そして玩具を選ぶ基準について、次のような言葉を添えられたのである。

「ニキティキの玩具に対する選択基準は簡単です。理論ではなく感性を大切にし、自分の子供に与えたいおもちゃか否かを判断基準にしています。

  • おもちゃは、子供の創造力を引き出すシンプルなものであってほしい。
  • おもちゃは、こわれにくい丈夫な作りであってほしい。
  • おもちゃは、できるだけ自然素材を使用した、安全性の高いものであってほしい。
  • おもちゃは、大人でも側においておきたくなるような、美しいものであってほしい。
  • おもちゃは、作り手の子供への愛情が感じられるものであってほしい。

私たちの取り扱う玩具の原点です。すべてはここから始まっていきます。いい加減なものを勧めるということはありません。ですから、重要なことは作り手のオリジナリティと商品化までの苦労を私たち自身が身近に感じることですね。私はもう80才を過ぎましたが、私の後を継いだ息子や若いスタッフたちもそのことを大事に継承していく空気ができているのが非常にうれしいですね。誇りです。」

今や、我が国は親が子を虐待したり、死に追いやる時代だ。ロマンあり、理のあるこのような木製玩具を目の前にすると、親も心して、時代を背負った子供たちの成長、発展に温かい目を注ぐだろう。一方、西欧の木製玩具の生産の面からみると、多彩な手作業や生産コストの高騰や後継者不足といったことで、難題が絶えないそうだ。そのための、安易なコピー商品が売り買いされたり、心のこもらないものが店頭に並ぶようなこともあるそうだ。
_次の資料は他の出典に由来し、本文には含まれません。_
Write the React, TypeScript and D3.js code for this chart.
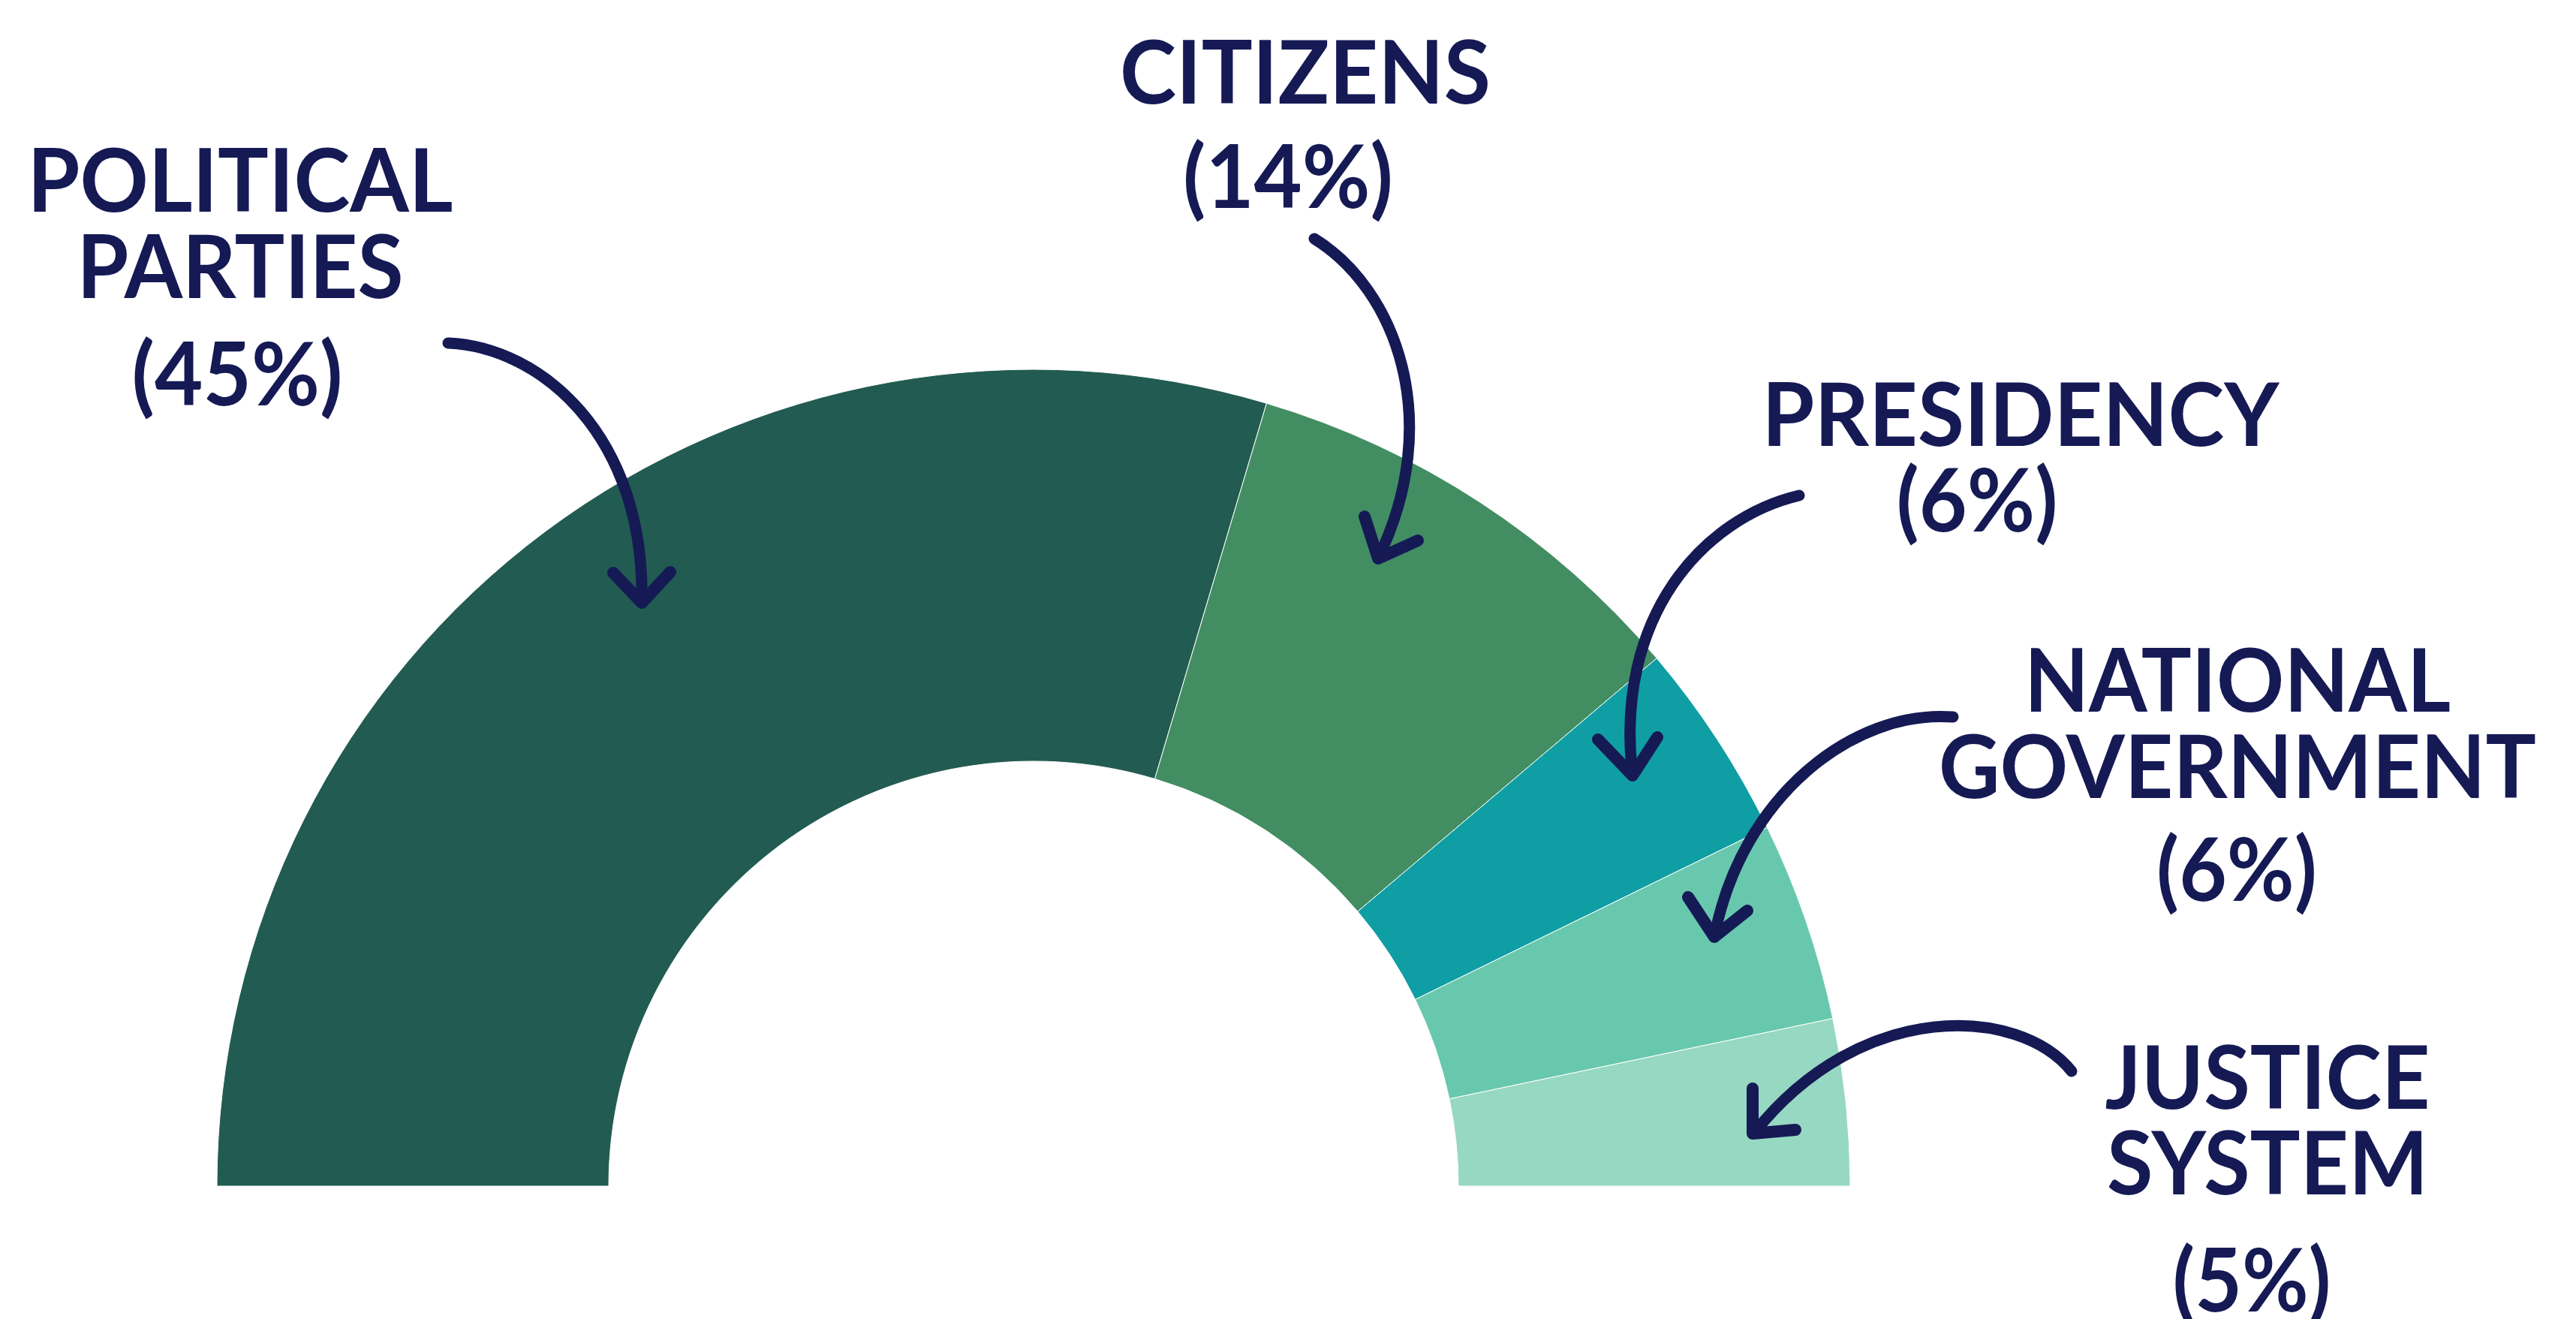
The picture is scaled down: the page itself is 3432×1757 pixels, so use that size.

需要と供給の間にある多様な課題をかかえる中で、ニキティキはこれまでの経験と実績をもとに、納得のできる、夢のある玩具環境、玩具文化の行く先を描き、繰り寄せておられるのだ。その時、ボクは思ったね。小さな子供へ玩具を届けるということは、裏を返せば、大人の同調、共感を得ることだ。そのためにいま必要なことは、大人たちも心に“おもちゃ愛”をしっかり持とうと。するとこの間、窓辺にいた親子の雀が頭に浮かんだので雀をモチーフにした玩具を買って帰った。窓際に置くとどんな表情をするのか、二羽の表情が見たくてねぇ。ボクはもう完全に子供に生まれ変わっていたんだ。